The second reading is Stephen Covey’s Seven Habits of Highly Effective People, examining and teaching the virtues and character traits necessary for leadership.
In addition to the weekly meetings, students are required to apply what they learn. They must get involved with clubs and have a student work position and a student leadership role — all on campus.
The center’s mentorship component will gradually require students to expand their circle of mentorship from an academic advisor and a Center for Leadership advisor to eventually include university alumni working in the world.
Another resource for the program is the university’s distinguished speakers series with the likes of Virtuous Leadership author Alexandre Havard and Acton Institute president Father Robert Sirico, who is on the center’s board of advisors.

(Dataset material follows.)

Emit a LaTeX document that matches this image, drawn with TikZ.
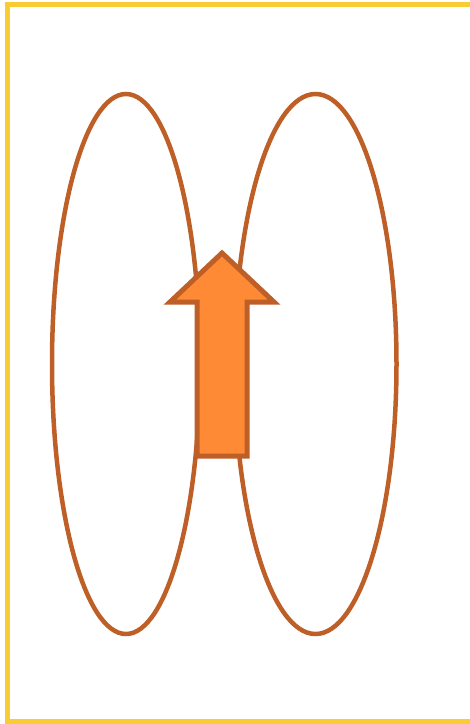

Father Sirico talked about character, virtue, competence and vocation to serve as leaders.
“We have a chance to speak with and meet with different distinguished speakers who have been all around the world studying incredible things,” said leadership student Camille Mica. “Getting the opportunity to talk with these speakers with such incredible credentials, I’ve learned a lot from them and been very encouraged and strengthened by their words and message and example.”
Though the leadership center will have a global outlook, Schmiesing noted that, ultimately, all leadership is local.
“If Catholic leaders don’t lead in their families, then all the other leadership is not going to be effective,” he said. “Leadership in the family is essential and applies to men and women. We’re teaching students in the center the skills, knowledge, virtues that will help them to be more effective in their families and then flow out to the churches, then to occupations.”
How are students in the program reacting? Camille Mica sums it up best: “The only thing I tell the director is: I wish we could have it every single day. No way could I have this kind of experience in Christ-centered leadership elsewhere.”
Register staff writer Joseph Pronechen is based in Trumbull, Connecticut.